Charts and diagrams as code
"""

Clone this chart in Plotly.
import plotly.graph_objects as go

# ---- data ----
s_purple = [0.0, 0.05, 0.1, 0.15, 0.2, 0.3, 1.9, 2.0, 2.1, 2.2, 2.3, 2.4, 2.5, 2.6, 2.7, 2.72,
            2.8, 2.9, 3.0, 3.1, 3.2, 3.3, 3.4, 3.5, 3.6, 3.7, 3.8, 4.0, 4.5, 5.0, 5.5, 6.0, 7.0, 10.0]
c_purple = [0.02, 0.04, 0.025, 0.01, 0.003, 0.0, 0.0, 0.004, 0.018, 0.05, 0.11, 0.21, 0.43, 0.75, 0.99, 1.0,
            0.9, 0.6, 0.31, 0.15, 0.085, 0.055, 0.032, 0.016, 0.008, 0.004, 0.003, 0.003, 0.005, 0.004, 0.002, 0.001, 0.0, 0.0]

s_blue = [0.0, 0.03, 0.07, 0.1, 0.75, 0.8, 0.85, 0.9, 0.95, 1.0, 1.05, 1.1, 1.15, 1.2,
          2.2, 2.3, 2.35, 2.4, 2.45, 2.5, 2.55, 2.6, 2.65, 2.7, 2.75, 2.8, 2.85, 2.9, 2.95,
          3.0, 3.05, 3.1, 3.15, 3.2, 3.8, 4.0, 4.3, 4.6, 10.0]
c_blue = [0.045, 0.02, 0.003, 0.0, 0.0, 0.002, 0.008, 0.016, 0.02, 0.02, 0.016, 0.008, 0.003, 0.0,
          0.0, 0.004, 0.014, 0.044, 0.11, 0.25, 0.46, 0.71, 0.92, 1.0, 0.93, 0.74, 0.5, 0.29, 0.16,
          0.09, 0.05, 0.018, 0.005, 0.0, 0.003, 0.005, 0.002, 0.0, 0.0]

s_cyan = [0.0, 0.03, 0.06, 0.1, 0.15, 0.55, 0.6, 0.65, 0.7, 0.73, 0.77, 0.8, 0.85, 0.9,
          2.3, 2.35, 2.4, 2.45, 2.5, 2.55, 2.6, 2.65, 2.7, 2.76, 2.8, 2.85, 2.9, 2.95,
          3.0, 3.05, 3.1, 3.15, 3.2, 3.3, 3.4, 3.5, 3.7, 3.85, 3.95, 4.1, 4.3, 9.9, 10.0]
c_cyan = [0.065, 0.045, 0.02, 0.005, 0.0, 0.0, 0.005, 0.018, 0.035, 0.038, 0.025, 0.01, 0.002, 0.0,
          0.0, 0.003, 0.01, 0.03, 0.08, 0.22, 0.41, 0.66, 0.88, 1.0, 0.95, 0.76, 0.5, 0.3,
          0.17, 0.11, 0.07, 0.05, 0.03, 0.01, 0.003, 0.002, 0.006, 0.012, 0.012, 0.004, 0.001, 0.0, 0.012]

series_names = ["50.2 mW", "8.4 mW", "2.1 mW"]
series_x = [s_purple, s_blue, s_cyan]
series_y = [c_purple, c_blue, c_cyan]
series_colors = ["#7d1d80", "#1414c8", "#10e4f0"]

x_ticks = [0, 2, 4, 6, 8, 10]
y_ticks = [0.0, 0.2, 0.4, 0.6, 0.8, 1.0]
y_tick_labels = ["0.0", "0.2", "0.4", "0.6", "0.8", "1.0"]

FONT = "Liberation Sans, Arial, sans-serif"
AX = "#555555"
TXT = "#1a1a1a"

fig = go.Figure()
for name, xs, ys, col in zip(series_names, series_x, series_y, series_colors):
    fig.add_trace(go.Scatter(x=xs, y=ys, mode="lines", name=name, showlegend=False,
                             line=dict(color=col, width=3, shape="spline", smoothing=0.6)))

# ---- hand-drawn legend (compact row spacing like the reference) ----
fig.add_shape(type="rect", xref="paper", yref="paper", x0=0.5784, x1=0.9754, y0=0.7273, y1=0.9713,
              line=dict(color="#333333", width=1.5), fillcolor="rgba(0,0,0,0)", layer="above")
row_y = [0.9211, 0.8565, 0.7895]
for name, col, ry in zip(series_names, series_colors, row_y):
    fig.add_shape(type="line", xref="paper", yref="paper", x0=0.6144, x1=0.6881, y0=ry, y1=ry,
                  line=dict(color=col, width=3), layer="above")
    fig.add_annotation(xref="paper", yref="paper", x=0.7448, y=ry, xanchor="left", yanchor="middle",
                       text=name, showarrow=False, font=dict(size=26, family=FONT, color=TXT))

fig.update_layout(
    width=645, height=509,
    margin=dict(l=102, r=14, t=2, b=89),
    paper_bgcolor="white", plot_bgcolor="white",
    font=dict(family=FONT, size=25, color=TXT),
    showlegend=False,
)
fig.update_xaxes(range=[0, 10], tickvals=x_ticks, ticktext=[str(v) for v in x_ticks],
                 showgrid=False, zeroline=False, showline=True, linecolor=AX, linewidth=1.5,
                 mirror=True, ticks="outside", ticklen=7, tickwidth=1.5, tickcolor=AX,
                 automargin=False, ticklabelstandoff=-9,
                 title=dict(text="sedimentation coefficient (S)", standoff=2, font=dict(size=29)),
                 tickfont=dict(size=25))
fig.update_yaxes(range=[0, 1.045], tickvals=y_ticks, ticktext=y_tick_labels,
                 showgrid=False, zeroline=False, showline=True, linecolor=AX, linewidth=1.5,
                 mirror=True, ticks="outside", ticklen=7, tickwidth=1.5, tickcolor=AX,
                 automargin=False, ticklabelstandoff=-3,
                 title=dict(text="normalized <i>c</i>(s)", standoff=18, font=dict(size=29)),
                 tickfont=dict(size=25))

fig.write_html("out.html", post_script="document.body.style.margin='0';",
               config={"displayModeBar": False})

"""
"""

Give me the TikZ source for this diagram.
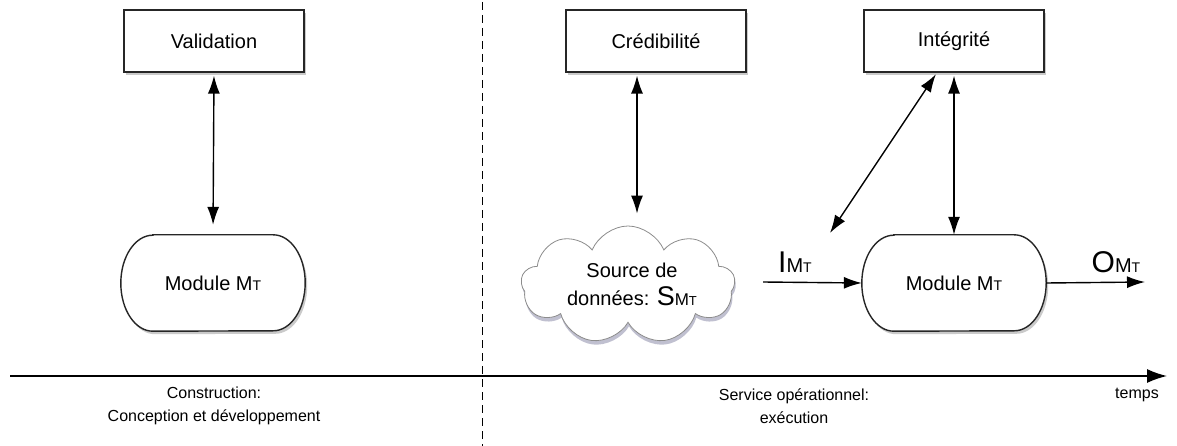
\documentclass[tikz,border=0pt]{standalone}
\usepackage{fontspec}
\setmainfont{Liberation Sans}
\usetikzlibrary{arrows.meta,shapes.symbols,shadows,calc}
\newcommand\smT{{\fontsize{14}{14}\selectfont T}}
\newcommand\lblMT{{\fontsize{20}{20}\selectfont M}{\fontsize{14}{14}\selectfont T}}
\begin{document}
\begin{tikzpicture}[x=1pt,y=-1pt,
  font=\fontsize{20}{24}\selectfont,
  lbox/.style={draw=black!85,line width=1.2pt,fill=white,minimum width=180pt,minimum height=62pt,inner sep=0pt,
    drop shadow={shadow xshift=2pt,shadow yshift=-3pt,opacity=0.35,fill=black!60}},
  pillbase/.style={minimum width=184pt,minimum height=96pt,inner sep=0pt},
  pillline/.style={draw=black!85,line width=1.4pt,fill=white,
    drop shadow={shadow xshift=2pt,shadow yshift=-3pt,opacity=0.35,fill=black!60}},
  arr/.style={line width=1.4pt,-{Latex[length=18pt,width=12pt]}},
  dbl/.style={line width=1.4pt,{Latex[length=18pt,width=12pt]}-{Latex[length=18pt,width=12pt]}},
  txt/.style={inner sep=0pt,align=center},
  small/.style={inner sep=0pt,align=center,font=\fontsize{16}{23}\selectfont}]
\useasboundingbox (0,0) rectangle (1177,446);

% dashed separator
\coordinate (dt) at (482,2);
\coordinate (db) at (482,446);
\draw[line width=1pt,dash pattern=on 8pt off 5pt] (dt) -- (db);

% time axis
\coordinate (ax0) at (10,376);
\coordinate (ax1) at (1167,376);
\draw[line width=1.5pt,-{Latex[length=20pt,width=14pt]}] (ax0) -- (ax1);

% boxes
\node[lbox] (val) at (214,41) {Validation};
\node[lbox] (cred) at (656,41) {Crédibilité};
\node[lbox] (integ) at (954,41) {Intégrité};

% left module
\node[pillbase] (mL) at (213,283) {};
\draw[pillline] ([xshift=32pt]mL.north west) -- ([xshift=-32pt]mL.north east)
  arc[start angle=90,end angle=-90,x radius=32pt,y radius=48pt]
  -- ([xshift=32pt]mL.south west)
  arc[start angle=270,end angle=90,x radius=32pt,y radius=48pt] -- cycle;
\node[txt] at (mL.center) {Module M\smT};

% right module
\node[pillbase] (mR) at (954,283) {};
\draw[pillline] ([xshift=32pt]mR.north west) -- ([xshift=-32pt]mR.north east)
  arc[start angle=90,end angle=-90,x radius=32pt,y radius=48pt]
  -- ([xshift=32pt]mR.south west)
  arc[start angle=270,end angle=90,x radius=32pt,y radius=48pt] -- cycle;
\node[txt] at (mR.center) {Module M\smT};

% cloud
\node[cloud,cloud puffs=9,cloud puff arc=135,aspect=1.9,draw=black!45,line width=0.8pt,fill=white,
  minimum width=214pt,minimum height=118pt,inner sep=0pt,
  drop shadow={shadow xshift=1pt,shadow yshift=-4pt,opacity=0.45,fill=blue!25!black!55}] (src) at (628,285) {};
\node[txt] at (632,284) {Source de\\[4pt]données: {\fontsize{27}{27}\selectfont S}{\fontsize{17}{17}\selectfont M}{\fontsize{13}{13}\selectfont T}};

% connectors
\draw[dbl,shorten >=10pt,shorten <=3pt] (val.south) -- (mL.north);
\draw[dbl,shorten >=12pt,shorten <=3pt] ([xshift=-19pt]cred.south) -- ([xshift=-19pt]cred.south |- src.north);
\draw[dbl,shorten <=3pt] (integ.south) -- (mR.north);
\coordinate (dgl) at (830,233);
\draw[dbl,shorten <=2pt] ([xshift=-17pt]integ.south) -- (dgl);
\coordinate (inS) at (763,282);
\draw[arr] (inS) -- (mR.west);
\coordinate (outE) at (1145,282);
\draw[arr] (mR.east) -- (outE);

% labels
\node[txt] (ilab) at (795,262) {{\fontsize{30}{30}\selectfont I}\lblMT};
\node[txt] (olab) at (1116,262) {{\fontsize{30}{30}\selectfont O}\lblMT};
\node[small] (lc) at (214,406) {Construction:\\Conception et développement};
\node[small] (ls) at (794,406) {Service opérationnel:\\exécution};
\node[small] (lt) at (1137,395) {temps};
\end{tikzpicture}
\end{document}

"""

| What is asked |
Extract exactly the lines running from the line containing "Give me the TikZ source for this diagram." to the line containing "(0,0) rectangle (1177,446);", with both end lines included and all pictures left out.

| Answer to this problem |
Give me the TikZ source for this diagram.
\documentclass[tikz,border=0pt]{standalone}
\usepackage{fontspec}
\setmainfont{Liberation Sans}
\usetikzlibrary{arrows.meta,shapes.symbols,shadows,calc}
\newcommand\smT{{\fontsize{14}{14}\selectfont T}}
\newcommand\lblMT{{\fontsize{20}{20}\selectfont M}{\fontsize{14}{14}\selectfont T}}
\begin{document}
\begin{tikzpicture}[x=1pt,y=-1pt,
  font=\fontsize{20}{24}\selectfont,
  lbox/.style={draw=black!85,line width=1.2pt,fill=white,minimum width=180pt,minimum height=62pt,inner sep=0pt,
    drop shadow={shadow xshift=2pt,shadow yshift=-3pt,opacity=0.35,fill=black!60}},
  pillbase/.style={minimum width=184pt,minimum height=96pt,inner sep=0pt},
  pillline/.style={draw=black!85,line width=1.4pt,fill=white,
    drop shadow={shadow xshift=2pt,shadow yshift=-3pt,opacity=0.35,fill=black!60}},
  arr/.style={line width=1.4pt,-{Latex[length=18pt,width=12pt]}},
  dbl/.style={line width=1.4pt,{Latex[length=18pt,width=12pt]}-{Latex[length=18pt,width=12pt]}},
  txt/.style={inner sep=0pt,align=center},
  small/.style={inner sep=0pt,align=center,font=\fontsize{16}{23}\selectfont}]
\useasboundingbox (0,0) rectangle (1177,446);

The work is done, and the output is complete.